◆ **Set problem**
Return all the data below as it stands, minus the pictures.

◆ **Available data**
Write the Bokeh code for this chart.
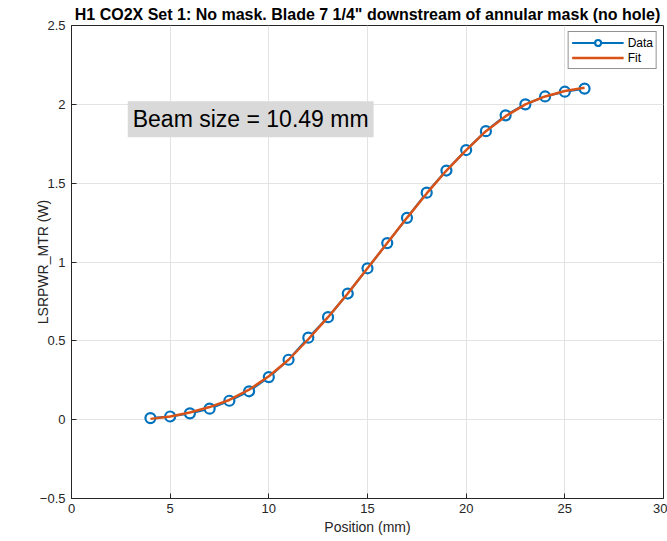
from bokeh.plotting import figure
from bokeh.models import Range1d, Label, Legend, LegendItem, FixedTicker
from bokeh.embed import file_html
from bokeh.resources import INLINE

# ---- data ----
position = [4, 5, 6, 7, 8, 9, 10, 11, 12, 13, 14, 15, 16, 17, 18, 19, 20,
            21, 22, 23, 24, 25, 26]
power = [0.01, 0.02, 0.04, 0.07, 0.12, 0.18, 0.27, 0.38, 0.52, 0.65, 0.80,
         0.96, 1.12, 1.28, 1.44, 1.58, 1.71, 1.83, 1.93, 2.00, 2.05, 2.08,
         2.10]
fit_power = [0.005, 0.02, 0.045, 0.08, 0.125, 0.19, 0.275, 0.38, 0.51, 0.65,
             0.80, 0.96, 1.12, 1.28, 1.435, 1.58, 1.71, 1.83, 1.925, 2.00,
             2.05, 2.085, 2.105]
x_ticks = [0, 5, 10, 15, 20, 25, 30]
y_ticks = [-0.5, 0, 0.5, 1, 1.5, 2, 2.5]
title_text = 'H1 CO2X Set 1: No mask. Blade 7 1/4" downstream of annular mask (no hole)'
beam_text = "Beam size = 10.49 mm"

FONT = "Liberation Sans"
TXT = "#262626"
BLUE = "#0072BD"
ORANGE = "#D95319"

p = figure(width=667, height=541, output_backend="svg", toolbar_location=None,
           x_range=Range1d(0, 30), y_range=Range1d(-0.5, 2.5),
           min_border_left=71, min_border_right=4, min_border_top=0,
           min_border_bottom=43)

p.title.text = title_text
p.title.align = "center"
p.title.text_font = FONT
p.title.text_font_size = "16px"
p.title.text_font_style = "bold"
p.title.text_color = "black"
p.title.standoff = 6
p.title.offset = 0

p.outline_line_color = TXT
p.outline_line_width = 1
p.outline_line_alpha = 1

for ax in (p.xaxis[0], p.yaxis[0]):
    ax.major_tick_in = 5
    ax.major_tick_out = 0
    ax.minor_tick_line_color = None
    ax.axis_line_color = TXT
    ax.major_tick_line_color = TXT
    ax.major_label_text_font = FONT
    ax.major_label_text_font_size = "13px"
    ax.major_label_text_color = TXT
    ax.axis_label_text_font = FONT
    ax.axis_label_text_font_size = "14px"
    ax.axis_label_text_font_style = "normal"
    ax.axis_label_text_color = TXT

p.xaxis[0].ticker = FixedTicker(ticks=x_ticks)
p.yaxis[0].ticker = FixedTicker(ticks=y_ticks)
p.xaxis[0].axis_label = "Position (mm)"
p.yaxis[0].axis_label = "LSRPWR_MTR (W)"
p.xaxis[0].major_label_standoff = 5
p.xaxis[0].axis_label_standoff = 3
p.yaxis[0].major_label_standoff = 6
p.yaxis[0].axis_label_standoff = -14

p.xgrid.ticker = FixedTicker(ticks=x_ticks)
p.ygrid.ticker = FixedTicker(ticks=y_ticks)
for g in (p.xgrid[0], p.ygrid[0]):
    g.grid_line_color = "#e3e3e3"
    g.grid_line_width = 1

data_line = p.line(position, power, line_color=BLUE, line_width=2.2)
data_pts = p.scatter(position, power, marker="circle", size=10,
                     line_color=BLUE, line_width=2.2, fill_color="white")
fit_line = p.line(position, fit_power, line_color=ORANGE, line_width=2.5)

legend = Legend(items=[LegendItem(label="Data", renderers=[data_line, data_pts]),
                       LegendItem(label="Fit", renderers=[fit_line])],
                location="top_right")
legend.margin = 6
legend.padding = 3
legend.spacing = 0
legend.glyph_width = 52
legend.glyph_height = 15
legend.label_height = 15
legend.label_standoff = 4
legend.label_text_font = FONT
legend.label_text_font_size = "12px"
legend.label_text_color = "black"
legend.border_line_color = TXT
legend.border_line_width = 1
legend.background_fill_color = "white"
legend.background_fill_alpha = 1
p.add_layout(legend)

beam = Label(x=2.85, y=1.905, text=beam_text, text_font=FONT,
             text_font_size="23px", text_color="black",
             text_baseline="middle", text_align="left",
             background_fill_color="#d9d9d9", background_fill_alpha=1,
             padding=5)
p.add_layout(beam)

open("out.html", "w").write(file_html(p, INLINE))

◆ **Completed task**
Write the Bokeh code for this chart.
from bokeh.plotting import figure
from bokeh.models import Range1d, Label, Legend, LegendItem, FixedTicker
from bokeh.embed import file_html
from bokeh.resources import INLINE

# ---- data ----
position = [4, 5, 6, 7, 8, 9, 10, 11, 12, 13, 14, 15, 16, 17, 18, 19, 20,
            21, 22, 23, 24, 25, 26]
power = [0.01, 0.02, 0.04, 0.07, 0.12, 0.18, 0.27, 0.38, 0.52, 0.65, 0.80,
         0.96, 1.12, 1.28, 1.44, 1.58, 1.71, 1.83, 1.93, 2.00, 2.05, 2.08,
         2.10]
fit_power = [0.005, 0.02, 0.045, 0.08, 0.125, 0.19, 0.275, 0.38, 0.51, 0.65,
             0.80, 0.96, 1.12, 1.28, 1.435, 1.58, 1.71, 1.83, 1.925, 2.00,
             2.05, 2.085, 2.105]
x_ticks = [0, 5, 10, 15, 20, 25, 30]
y_ticks = [-0.5, 0, 0.5, 1, 1.5, 2, 2.5]
title_text = 'H1 CO2X Set 1: No mask. Blade 7 1/4" downstream of annular mask (no hole)'
beam_text = "Beam size = 10.49 mm"

FONT = "Liberation Sans"
TXT = "#262626"
BLUE = "#0072BD"
ORANGE = "#D95319"

p = figure(width=667, height=541, output_backend="svg", toolbar_location=None,
           x_range=Range1d(0, 30), y_range=Range1d(-0.5, 2.5),
           min_border_left=71, min_border_right=4, min_border_top=0,
           min_border_bottom=43)

p.title.text = title_text
p.title.align = "center"
p.title.text_font = FONT
p.title.text_font_size = "16px"
p.title.text_font_style = "bold"
p.title.text_color = "black"
p.title.standoff = 6
p.title.offset = 0

p.outline_line_color = TXT
p.outline_line_width = 1
p.outline_line_alpha = 1

for ax in (p.xaxis[0], p.yaxis[0]):
    ax.major_tick_in = 5
    ax.major_tick_out = 0
    ax.minor_tick_line_color = None
    ax.axis_line_color = TXT
    ax.major_tick_line_color = TXT
    ax.major_label_text_font = FONT
    ax.major_label_text_font_size = "13px"
    ax.major_label_text_color = TXT
    ax.axis_label_text_font = FONT
    ax.axis_label_text_font_size = "14px"
    ax.axis_label_text_font_style = "normal"
    ax.axis_label_text_color = TXT

p.xaxis[0].ticker = FixedTicker(ticks=x_ticks)
p.yaxis[0].ticker = FixedTicker(ticks=y_ticks)
p.xaxis[0].axis_label = "Position (mm)"
p.yaxis[0].axis_label = "LSRPWR_MTR (W)"
p.xaxis[0].major_label_standoff = 5
p.xaxis[0].axis_label_standoff = 3
p.yaxis[0].major_label_standoff = 6
p.yaxis[0].axis_label_standoff = -14

p.xgrid.ticker = FixedTicker(ticks=x_ticks)
p.ygrid.ticker = FixedTicker(ticks=y_ticks)
for g in (p.xgrid[0], p.ygrid[0]):
    g.grid_line_color = "#e3e3e3"
    g.grid_line_width = 1

data_line = p.line(position, power, line_color=BLUE, line_width=2.2)
data_pts = p.scatter(position, power, marker="circle", size=10,
                     line_color=BLUE, line_width=2.2, fill_color="white")
fit_line = p.line(position, fit_power, line_color=ORANGE, line_width=2.5)

legend = Legend(items=[LegendItem(label="Data", renderers=[data_line, data_pts]),
                       LegendItem(label="Fit", renderers=[fit_line])],
                location="top_right")
legend.margin = 6
legend.padding = 3
legend.spacing = 0
legend.glyph_width = 52
legend.glyph_height = 15
legend.label_height = 15
legend.label_standoff = 4
legend.label_text_font = FONT
legend.label_text_font_size = "12px"
legend.label_text_color = "black"
legend.border_line_color = TXT
legend.border_line_width = 1
legend.background_fill_color = "white"
legend.background_fill_alpha = 1
p.add_layout(legend)

beam = Label(x=2.85, y=1.905, text=beam_text, text_font=FONT,
             text_font_size="23px", text_color="black",
             text_baseline="middle", text_align="left",
             background_fill_color="#d9d9d9", background_fill_alpha=1,
             padding=5)
p.add_layout(beam)

open("out.html", "w").write(file_html(p, INLINE))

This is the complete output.